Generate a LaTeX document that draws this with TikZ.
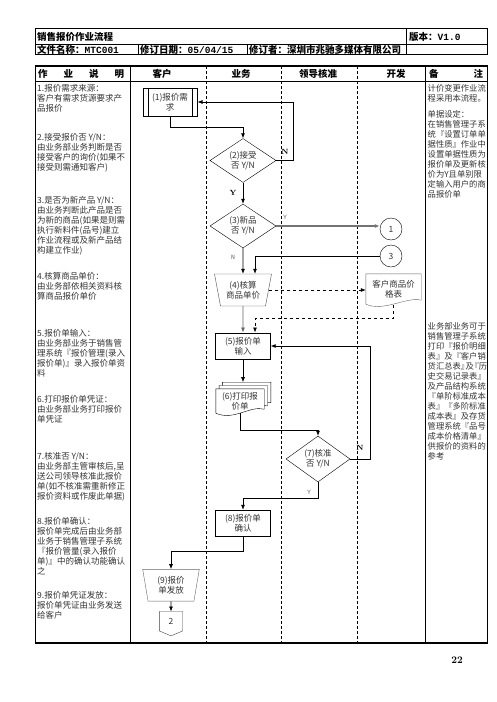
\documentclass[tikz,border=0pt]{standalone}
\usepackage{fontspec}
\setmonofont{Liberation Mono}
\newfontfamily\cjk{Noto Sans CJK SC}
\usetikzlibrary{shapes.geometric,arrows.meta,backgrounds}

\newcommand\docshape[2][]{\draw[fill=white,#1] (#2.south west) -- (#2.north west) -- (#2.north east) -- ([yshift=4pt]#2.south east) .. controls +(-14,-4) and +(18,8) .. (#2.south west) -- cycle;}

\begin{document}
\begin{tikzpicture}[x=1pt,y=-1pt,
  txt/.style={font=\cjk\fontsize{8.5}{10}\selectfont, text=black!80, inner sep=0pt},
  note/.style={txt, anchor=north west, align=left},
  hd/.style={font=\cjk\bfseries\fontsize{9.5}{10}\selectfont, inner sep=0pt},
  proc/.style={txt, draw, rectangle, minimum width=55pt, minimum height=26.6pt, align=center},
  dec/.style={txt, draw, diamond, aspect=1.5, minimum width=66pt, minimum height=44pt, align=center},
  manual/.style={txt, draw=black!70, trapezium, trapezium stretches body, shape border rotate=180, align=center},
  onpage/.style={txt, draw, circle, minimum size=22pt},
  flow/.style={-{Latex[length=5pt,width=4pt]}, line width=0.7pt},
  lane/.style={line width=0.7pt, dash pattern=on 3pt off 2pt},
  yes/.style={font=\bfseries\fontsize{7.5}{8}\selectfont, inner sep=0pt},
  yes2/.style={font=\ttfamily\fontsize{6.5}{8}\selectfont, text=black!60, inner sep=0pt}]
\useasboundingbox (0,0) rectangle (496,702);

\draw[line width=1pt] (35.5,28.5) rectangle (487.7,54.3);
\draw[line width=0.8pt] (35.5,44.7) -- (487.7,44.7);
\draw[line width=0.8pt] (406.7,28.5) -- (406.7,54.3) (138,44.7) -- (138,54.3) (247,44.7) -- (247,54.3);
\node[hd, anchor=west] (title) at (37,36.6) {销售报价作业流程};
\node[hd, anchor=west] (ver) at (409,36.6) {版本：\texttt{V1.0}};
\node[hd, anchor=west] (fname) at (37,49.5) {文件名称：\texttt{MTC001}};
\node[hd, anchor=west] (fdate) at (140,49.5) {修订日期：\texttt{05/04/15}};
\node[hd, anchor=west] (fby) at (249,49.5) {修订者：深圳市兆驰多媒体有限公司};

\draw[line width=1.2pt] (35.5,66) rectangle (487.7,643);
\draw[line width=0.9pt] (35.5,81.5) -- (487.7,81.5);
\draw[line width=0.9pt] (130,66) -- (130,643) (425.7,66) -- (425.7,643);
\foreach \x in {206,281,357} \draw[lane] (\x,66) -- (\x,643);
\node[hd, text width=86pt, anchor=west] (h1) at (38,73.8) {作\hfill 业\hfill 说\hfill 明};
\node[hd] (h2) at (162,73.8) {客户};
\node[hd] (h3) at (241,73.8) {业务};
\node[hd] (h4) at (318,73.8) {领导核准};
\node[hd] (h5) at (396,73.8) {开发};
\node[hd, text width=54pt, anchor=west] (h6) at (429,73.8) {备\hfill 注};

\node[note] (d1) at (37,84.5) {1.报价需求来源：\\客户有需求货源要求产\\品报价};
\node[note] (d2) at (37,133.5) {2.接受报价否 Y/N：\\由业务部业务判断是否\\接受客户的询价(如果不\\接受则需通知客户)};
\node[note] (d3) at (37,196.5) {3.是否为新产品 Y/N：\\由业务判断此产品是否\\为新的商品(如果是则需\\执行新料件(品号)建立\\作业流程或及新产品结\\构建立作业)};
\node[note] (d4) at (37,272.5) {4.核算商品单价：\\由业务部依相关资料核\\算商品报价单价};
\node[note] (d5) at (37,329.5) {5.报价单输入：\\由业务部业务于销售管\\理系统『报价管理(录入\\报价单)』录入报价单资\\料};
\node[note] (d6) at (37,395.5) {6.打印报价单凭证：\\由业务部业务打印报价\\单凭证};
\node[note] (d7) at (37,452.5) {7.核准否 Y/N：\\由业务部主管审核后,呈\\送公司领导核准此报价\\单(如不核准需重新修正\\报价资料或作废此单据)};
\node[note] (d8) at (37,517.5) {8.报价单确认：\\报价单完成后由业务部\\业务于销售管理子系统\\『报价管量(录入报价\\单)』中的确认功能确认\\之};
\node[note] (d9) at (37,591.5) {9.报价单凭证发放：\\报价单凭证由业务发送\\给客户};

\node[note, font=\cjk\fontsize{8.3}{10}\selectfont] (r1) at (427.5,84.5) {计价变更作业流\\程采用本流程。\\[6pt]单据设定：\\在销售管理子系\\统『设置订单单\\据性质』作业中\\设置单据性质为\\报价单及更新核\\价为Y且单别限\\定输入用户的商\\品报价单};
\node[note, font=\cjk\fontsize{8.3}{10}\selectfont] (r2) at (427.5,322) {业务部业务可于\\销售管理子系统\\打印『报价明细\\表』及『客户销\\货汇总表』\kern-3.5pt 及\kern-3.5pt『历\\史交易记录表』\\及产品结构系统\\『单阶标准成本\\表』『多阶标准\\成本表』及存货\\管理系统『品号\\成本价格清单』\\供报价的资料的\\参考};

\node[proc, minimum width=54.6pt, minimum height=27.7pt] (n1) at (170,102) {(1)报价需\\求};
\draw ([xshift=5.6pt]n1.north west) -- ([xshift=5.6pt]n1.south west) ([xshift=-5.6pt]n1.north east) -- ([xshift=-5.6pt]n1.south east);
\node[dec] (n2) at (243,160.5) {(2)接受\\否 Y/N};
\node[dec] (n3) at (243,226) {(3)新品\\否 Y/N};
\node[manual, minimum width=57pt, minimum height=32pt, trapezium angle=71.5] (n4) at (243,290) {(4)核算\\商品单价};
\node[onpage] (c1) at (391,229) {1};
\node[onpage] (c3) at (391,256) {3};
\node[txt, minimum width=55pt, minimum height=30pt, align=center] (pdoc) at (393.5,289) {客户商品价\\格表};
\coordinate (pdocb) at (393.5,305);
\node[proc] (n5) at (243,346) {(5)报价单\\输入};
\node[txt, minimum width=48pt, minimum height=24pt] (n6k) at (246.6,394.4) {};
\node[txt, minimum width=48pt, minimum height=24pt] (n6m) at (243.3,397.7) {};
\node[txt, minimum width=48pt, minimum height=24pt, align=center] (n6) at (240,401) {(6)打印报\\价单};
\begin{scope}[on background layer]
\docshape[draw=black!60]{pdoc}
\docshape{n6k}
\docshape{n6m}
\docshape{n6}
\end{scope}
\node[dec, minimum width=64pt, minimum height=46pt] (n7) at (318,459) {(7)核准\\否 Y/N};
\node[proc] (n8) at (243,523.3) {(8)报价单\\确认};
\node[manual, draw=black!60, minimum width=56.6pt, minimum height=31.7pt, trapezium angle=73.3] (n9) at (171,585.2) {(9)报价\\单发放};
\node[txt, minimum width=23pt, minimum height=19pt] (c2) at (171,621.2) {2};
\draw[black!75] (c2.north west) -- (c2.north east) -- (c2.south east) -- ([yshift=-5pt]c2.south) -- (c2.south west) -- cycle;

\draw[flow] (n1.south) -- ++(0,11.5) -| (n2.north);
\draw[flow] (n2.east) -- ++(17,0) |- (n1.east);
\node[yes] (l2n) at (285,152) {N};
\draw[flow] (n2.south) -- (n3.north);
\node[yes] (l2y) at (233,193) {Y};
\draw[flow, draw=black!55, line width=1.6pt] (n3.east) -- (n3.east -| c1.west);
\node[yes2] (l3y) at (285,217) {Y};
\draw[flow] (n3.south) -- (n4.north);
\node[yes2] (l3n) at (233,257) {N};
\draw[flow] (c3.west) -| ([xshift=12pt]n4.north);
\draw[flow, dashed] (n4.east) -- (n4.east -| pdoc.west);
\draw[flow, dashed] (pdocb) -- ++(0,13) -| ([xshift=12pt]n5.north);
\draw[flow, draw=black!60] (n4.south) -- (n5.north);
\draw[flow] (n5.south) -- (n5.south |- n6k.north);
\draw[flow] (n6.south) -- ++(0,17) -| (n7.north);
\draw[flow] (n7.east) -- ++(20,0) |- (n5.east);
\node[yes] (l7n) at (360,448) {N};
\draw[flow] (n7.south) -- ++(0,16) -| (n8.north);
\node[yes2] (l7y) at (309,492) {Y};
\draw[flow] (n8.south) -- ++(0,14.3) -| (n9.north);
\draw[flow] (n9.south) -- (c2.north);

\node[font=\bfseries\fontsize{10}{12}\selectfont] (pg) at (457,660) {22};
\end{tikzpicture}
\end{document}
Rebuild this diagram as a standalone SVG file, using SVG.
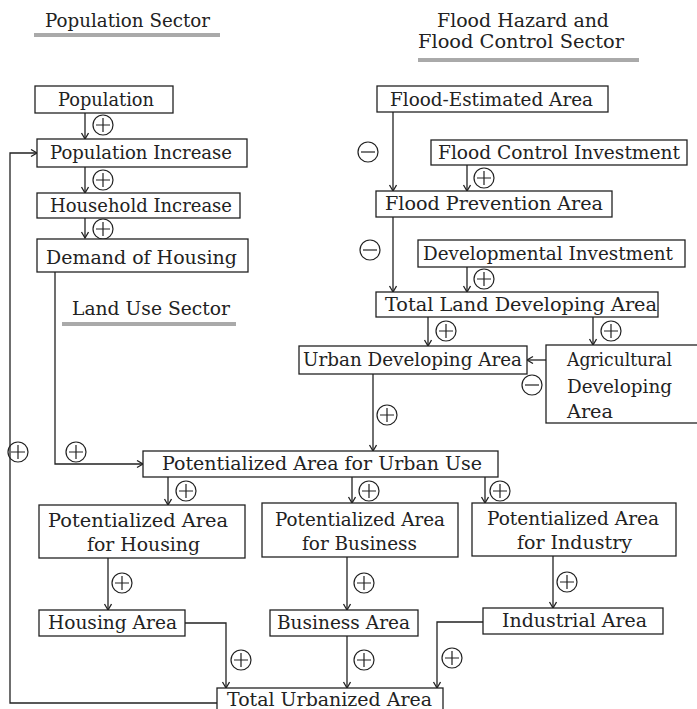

----------

§ Directive
Which lines hold the word "standalone"? Return all of them from the records above.

§ Exercise output
\documentclass[tikz,border=0pt]{standalone}
Rebuild this diagram as a standalone SVG file, using SVG.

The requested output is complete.